### [Task directions]
Return the material exactly, first line through the line containing "(0,0) rectangle (572,504);", and nothing more. Pictures stay out.

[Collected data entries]
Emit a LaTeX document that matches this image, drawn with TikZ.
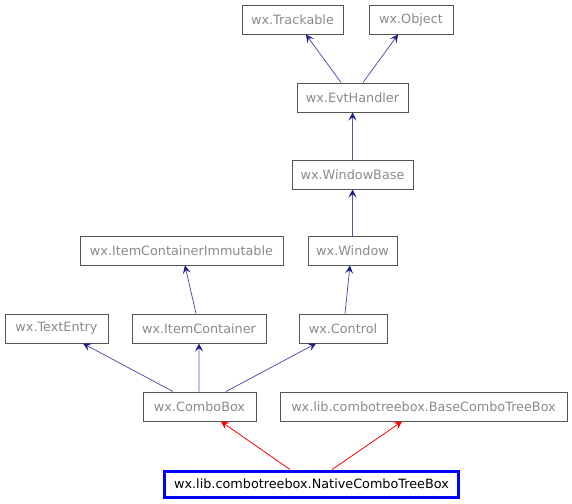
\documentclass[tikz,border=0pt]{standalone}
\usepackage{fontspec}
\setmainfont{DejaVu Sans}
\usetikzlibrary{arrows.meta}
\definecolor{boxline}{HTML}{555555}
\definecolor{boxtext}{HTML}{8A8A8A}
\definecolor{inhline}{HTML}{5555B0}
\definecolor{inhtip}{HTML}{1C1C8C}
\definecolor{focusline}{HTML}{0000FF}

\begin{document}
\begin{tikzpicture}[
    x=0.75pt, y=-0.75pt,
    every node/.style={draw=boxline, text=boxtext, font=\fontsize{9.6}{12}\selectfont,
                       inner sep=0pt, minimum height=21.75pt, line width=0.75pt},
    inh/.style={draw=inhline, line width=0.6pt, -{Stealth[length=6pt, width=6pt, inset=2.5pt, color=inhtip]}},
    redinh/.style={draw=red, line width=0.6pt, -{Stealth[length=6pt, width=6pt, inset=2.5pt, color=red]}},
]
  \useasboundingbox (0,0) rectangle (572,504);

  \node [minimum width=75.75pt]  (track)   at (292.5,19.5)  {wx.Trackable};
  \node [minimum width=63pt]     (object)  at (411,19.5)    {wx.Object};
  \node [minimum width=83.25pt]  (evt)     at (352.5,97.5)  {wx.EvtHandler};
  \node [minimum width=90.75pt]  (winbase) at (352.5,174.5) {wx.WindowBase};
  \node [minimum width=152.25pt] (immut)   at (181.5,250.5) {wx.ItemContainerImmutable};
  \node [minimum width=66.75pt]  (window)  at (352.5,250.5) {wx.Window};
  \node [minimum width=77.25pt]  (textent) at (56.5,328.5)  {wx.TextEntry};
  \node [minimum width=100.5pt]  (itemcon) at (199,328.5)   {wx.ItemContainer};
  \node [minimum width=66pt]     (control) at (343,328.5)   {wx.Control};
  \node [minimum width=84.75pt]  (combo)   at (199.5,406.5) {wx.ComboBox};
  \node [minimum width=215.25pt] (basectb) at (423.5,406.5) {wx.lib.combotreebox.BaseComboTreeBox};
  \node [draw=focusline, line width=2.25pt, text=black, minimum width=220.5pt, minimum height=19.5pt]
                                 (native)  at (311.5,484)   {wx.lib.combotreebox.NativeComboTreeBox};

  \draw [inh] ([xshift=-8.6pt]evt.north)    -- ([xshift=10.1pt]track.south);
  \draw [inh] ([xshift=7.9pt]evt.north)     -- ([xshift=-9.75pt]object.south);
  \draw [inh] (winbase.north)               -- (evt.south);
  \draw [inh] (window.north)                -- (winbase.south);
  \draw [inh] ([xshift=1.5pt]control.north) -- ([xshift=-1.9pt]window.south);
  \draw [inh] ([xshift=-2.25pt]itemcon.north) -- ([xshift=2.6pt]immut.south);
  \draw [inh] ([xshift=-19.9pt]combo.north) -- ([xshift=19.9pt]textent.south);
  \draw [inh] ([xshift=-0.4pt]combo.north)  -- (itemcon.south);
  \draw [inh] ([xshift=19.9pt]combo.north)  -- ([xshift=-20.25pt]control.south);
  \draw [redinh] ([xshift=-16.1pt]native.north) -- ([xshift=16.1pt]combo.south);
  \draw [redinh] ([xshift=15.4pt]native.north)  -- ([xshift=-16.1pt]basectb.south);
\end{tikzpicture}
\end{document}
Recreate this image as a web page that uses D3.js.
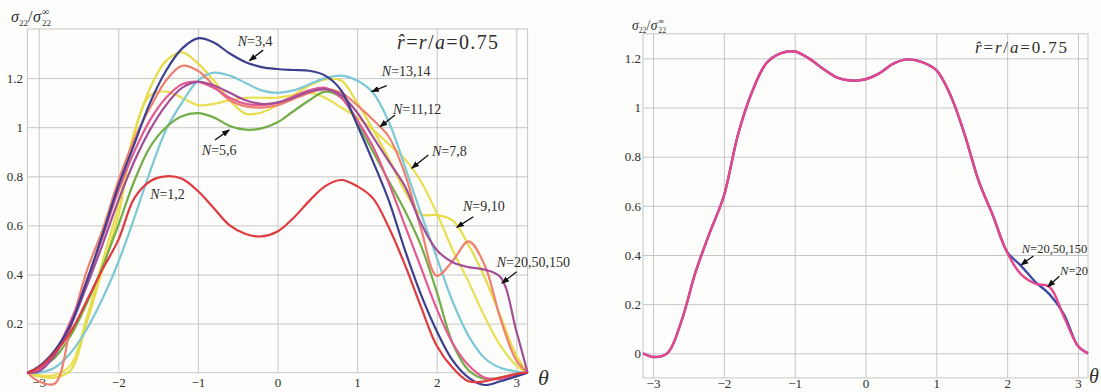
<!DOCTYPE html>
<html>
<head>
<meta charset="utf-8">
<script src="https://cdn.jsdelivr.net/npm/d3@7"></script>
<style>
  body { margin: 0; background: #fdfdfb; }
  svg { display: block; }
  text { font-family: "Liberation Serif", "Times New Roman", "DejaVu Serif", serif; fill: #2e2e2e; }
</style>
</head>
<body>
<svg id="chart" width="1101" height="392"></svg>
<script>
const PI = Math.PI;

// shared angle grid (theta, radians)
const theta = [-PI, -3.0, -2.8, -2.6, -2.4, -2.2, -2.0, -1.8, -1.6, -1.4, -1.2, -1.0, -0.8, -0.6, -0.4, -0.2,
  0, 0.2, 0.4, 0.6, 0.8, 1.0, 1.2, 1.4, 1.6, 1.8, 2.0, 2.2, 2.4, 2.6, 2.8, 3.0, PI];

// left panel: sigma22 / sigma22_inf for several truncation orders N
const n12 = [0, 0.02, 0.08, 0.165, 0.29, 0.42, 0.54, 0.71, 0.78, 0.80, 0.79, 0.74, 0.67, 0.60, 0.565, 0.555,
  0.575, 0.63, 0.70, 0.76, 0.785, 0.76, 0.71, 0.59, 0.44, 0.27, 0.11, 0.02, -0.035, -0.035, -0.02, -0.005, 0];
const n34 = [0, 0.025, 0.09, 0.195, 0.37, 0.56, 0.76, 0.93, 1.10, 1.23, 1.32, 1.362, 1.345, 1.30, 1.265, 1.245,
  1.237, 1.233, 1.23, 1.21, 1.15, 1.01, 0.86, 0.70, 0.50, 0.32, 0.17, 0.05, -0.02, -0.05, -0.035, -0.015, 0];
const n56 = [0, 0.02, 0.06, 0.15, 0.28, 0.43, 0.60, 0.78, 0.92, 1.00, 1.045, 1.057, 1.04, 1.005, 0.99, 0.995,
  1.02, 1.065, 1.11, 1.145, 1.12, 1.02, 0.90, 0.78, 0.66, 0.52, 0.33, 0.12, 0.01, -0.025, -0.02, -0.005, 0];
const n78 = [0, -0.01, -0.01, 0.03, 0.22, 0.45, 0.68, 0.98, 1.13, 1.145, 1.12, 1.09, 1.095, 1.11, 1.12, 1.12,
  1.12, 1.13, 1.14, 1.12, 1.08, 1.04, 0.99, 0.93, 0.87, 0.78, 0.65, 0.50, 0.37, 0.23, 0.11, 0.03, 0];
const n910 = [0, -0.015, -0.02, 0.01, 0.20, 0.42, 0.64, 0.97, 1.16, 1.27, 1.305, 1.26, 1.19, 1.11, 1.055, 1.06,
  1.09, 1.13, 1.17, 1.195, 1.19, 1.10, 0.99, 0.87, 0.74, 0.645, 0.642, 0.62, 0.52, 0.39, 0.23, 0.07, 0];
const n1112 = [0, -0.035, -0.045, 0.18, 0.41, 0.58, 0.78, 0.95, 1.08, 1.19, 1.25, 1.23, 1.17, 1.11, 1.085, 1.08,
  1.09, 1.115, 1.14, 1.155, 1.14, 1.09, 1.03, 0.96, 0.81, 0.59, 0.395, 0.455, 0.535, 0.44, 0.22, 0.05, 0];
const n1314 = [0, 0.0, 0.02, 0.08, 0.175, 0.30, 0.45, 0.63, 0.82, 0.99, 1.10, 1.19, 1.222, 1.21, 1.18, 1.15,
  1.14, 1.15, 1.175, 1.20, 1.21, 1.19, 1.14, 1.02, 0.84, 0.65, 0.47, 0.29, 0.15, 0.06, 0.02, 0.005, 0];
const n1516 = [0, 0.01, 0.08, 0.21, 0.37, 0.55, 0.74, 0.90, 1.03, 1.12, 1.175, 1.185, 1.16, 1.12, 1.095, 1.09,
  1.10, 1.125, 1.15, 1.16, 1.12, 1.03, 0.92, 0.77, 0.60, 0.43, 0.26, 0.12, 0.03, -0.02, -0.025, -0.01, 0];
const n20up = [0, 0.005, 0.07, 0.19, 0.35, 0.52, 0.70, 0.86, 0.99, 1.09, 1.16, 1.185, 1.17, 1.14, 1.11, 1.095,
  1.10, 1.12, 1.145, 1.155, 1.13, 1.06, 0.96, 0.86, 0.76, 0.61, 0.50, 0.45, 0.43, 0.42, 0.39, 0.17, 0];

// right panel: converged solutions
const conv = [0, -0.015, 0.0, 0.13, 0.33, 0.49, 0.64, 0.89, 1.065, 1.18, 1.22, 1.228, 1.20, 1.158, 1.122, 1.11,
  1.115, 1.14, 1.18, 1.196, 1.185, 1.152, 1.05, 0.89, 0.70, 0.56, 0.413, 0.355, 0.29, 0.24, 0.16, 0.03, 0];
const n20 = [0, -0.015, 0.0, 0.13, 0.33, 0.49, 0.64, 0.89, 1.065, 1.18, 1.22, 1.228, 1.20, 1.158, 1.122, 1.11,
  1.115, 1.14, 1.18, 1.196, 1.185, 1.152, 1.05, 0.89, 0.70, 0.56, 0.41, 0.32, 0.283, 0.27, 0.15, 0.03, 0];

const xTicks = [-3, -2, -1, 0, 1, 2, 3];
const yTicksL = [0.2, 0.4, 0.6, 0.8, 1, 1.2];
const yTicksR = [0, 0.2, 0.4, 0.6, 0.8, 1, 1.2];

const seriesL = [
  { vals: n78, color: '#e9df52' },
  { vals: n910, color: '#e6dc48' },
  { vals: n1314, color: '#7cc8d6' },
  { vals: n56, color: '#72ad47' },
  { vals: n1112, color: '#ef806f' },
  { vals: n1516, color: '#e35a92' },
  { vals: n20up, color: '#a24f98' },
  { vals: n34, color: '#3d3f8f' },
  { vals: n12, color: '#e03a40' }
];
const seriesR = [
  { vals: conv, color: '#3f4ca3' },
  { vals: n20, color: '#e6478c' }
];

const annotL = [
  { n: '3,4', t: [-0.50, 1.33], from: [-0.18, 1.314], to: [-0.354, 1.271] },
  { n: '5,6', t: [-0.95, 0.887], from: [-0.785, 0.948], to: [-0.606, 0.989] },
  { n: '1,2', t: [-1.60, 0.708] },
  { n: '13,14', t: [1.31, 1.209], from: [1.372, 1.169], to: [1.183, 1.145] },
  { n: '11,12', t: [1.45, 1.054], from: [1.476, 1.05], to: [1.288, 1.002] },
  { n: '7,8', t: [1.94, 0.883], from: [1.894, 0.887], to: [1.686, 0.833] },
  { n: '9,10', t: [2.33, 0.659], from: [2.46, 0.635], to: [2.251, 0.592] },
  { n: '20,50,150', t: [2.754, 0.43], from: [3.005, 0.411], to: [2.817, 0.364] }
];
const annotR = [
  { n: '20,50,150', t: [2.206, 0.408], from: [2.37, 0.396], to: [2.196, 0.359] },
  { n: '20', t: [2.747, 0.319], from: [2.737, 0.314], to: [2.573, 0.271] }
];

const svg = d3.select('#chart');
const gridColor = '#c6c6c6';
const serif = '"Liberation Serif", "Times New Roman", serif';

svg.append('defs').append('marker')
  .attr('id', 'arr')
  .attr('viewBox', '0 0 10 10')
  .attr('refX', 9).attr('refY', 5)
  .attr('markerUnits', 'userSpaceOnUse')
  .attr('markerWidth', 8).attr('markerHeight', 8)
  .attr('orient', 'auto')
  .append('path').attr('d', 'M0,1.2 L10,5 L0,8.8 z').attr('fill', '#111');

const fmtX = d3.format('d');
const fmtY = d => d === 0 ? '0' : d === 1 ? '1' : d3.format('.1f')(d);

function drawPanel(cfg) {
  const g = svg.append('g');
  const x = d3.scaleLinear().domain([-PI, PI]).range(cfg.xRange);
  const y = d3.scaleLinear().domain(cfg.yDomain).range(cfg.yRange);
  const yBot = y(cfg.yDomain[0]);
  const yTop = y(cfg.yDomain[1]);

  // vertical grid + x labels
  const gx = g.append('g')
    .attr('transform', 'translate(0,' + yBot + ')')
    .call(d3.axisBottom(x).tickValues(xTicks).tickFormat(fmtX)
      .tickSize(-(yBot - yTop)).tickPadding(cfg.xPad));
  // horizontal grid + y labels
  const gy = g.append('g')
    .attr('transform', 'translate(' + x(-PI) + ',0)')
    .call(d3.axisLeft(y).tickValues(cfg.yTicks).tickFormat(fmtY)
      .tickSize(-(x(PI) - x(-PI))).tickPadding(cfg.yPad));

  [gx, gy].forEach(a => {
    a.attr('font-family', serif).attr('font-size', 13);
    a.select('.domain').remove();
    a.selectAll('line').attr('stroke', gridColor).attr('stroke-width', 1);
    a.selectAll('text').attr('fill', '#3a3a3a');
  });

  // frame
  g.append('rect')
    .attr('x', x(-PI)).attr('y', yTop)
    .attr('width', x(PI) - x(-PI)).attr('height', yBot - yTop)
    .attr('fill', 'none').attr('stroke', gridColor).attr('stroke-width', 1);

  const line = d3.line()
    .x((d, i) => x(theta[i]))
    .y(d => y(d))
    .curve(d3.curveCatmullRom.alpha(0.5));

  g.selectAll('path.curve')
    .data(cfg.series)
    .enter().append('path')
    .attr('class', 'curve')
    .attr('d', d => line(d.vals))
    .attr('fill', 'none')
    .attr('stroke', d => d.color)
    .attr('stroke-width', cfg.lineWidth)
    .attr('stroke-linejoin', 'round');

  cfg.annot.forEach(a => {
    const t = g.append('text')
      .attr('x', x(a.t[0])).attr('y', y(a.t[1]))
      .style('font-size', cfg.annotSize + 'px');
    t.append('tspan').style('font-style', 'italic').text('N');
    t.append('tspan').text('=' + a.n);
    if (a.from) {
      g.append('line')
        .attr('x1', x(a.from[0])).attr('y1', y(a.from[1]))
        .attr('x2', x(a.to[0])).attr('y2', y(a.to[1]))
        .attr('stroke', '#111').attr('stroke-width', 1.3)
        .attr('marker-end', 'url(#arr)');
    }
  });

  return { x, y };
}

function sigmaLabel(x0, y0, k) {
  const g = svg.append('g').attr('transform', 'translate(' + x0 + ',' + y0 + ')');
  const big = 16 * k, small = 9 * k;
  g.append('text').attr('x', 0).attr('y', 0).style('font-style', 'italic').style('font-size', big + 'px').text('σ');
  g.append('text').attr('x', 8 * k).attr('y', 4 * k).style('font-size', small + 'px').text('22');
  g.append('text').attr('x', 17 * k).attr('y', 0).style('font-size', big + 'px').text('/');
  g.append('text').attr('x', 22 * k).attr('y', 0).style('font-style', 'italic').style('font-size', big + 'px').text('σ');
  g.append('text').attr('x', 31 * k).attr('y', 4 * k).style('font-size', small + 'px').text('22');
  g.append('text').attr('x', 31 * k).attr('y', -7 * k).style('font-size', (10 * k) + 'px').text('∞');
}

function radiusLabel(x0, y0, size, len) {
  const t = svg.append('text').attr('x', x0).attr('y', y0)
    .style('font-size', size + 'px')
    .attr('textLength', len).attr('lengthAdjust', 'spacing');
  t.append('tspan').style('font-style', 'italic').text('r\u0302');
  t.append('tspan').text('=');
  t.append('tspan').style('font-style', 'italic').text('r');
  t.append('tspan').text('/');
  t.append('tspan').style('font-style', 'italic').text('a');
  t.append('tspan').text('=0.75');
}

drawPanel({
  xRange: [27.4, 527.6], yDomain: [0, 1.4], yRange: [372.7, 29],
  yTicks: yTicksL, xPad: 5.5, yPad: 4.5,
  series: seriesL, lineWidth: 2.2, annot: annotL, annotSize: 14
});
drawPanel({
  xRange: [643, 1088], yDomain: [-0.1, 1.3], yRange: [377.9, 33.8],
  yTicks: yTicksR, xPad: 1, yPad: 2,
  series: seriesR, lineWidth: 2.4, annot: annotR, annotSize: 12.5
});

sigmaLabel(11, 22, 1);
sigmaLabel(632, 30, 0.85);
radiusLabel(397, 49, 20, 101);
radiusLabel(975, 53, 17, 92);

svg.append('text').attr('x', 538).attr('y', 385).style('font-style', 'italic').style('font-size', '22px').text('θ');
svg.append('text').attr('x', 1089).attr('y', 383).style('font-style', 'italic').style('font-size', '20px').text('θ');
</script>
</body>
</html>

### [Correct response]
Emit a LaTeX document that matches this image, drawn with TikZ.
\documentclass[tikz,border=0pt]{standalone}
\usepackage{fontspec}
\setmainfont{DejaVu Sans}
\usetikzlibrary{arrows.meta}
\definecolor{boxline}{HTML}{555555}
\definecolor{boxtext}{HTML}{8A8A8A}
\definecolor{inhline}{HTML}{5555B0}
\definecolor{inhtip}{HTML}{1C1C8C}
\definecolor{focusline}{HTML}{0000FF}

\begin{document}
\begin{tikzpicture}[
    x=0.75pt, y=-0.75pt,
    every node/.style={draw=boxline, text=boxtext, font=\fontsize{9.6}{12}\selectfont,
                       inner sep=0pt, minimum height=21.75pt, line width=0.75pt},
    inh/.style={draw=inhline, line width=0.6pt, -{Stealth[length=6pt, width=6pt, inset=2.5pt, color=inhtip]}},
    redinh/.style={draw=red, line width=0.6pt, -{Stealth[length=6pt, width=6pt, inset=2.5pt, color=red]}},
]
  \useasboundingbox (0,0) rectangle (572,504);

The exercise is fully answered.